What to ask: After I set this up, what do I have to do every week/month to keep it working?

Red flags:

  • Re-upload context every session
  • Manually trigger every run (no scheduling)
  • Output quality degrades over time unless you tweak settings
  • Expensive — > $50/month for individual use without clear ROI

Green flags:

  • "Set it once, it runs on schedule" (n8n, Claude Projects)
  • Context persists across sessions
  • Pricing is transparent and proportional to value
  • Free tier covers the core workflow; paid is for power users

5. Integration — Does it work with my actual toolchain?

What to ask: Does this tool talk to Jira, Slack, Notion, Google Workspace, and/or Salesforce? Or is it a walled garden that requires me to work inside it?

Red flags:

  • "Import your data" — but only supports CSV upload, not live integrations
  • Creates a separate silo you have to maintain alongside your existing tools
  • No export — output lives inside the tool, can't be sent to Slack/email/Notion

Green flags:

  • Reads from your existing tools (Jira API, Google Drive, Slack)
  • Output can be emailed, posted to Slack, or saved to Notion
  • Works alongside your toolchain, doesn't try to replace it

After answering all 5 factors, assign one of three verdicts.

✅ Adopt

  • Scores well on all 5 factors
  • Solves a real pain point you have TODAY
  • Takes < 15 minutes to first useful output
  • Free or affordable
  • Integrates with your toolchain

Action: Start using it this week. Incorporate into your workflow. Come back in 2 weeks and re-evaluate: is it saving the time you expected?

👀 Watch

  • Promising but has 1-2 red flags
  • Might be right for you in 3-6 months (missing integration, too expensive, too new)
  • Solves a real problem but the execution isn't there yet

Action: Bookmark it. Set a calendar reminder for 3 months. Check if the red flags have been resolved. Don't spend more time on it now.

❌ Pass

  • Multiple red flags
  • Requires CLI, coding, or technical setup beyond your comfort level
  • Claims to do things AI can't actually do (strategy, decision-making, judgment replacement)
  • Solves a problem you don't have

Action: Move on. Don't feel FOMO. There will be 10 more tools next month. Your time is better spent mastering the tools you've already adopted than chasing every new launch.

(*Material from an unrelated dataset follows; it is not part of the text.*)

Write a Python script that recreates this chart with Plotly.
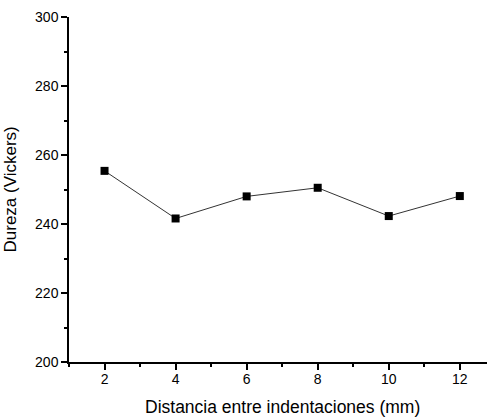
import plotly.graph_objects as go

# Hardness measured at each indentation spacing
distancia_mm = [2, 4, 6, 8, 10, 12]
dureza_hv = [255.4, 241.6, 248.0, 250.5, 242.3, 248.1]

x_ticks = [2, 4, 6, 8, 10, 12]
y_ticks = [200, 220, 240, 260, 280, 300]

FONT = "Liberation Sans, Arial, sans-serif"

fig = go.Figure()
fig.add_trace(go.Scatter(
    x=distancia_mm,
    y=dureza_hv,
    mode="lines+markers",
    line=dict(color="#333333", width=1),
    marker=dict(symbol="square", size=8, color="black", line=dict(width=0)),
    showlegend=False,
    hoverinfo="x+y",
))

axis_common = dict(
    showline=True,
    linecolor="black",
    linewidth=1.5,
    ticks="outside",
    ticklen=6,
    tickwidth=1.5,
    tickcolor="black",
    showgrid=False,
    zeroline=False,
    mirror=False,
    tickfont=dict(family=FONT, size=14, color="black"),
)

fig.update_xaxes(
    range=[1, 12.765],
    tickvals=x_ticks,
    ticktext=[str(v) for v in x_ticks],
    ticklabelstandoff=-3,
    minor=dict(ticks="outside", ticklen=3, tickwidth=1.5, tickcolor="black", dtick=1, tick0=1),
    **axis_common,
)
fig.update_yaxes(
    range=[200, 300],
    tickvals=y_ticks,
    ticktext=[str(v) for v in y_ticks],
    minor=dict(ticks="outside", ticklen=3, tickwidth=1.5, tickcolor="black", dtick=10, tick0=200),
    **axis_common,
)

fig.add_annotation(
    text="Distancia entre indentaciones (mm)",
    xref="paper", yref="paper",
    x=(282 - 69) / 418, y=(362 - 407) / 345,
    xanchor="center", yanchor="middle",
    showarrow=False,
    font=dict(family=FONT, size=17.5, color="black"),
)
fig.add_annotation(
    text="Dureza (Vickers)",
    xref="paper", yref="paper",
    x=(10 - 69) / 418, y=0.5,
    xanchor="center", yanchor="middle",
    textangle=-90,
    showarrow=False,
    font=dict(family=FONT, size=17, color="black"),
)

fig.update_layout(
    width=487,
    height=417,
    margin=dict(l=69, r=0, t=17, b=55),
    paper_bgcolor="white",
    plot_bgcolor="white",
)

fig.write_html("out.html")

Tool 1: Claude (You Already Use It)

Apply the 5-factor scorecard to Claude based on your M0-S1 experience. Be honest — critique where warranted.

FactorYour AssessmentScore (1-5)
Problem fitDoes it solve YOUR documentation/admin problem?
WorkflowHow fast from open to useful weekly review?
Setup costHow long to set up your Project?
MaintenanceHow much work to run it next Monday?
IntegrationDoes it work with your existing tools?
VerdictAdopt / Watch / Pass

Tool 2: Pick a Tool You've Been Curious About

Choose one AI tool you've seen mentioned, bookmarked, or been "meaning to try." Options if you don't have one:

  • NotebookLM (notebooklm.google.com) — Google's free RAG tool, upcoming in Module 2
  • Perplexity (perplexity.ai) — AI search with citations, good for competitive research
  • Granola (granola.ai) — AI meeting notes, if you haven't tried one yet
FactorYour AssessmentScore (1-5)
Problem fit
Workflow
Setup cost
Maintenance
Integration
VerdictAdopt / Watch / Pass

You now have a decision framework for every AI tool you'll encounter. The landscape changes monthly. The framework doesn't.

When a colleague sends you a link with "you have to try this AI tool," you have two choices:

  1. Drop everything, sign up, spend 30 minutes exploring, realize it doesn't solve your problem
  2. Apply the 5-factor scorecard in 5 minutes, assign a verdict, move on with your day

Option 2 is how AI-first PMs operate. They don't chase every tool. They evaluate systematically, adopt what works, watch what's promising, and pass on the rest.


Save your scorecard template. Use it every time a new AI tool crosses your radar. In 6 months, you'll have a personal library of evaluated tools — adopted, watched, and passed — and you'll have wasted zero hours on demos that go nowhere.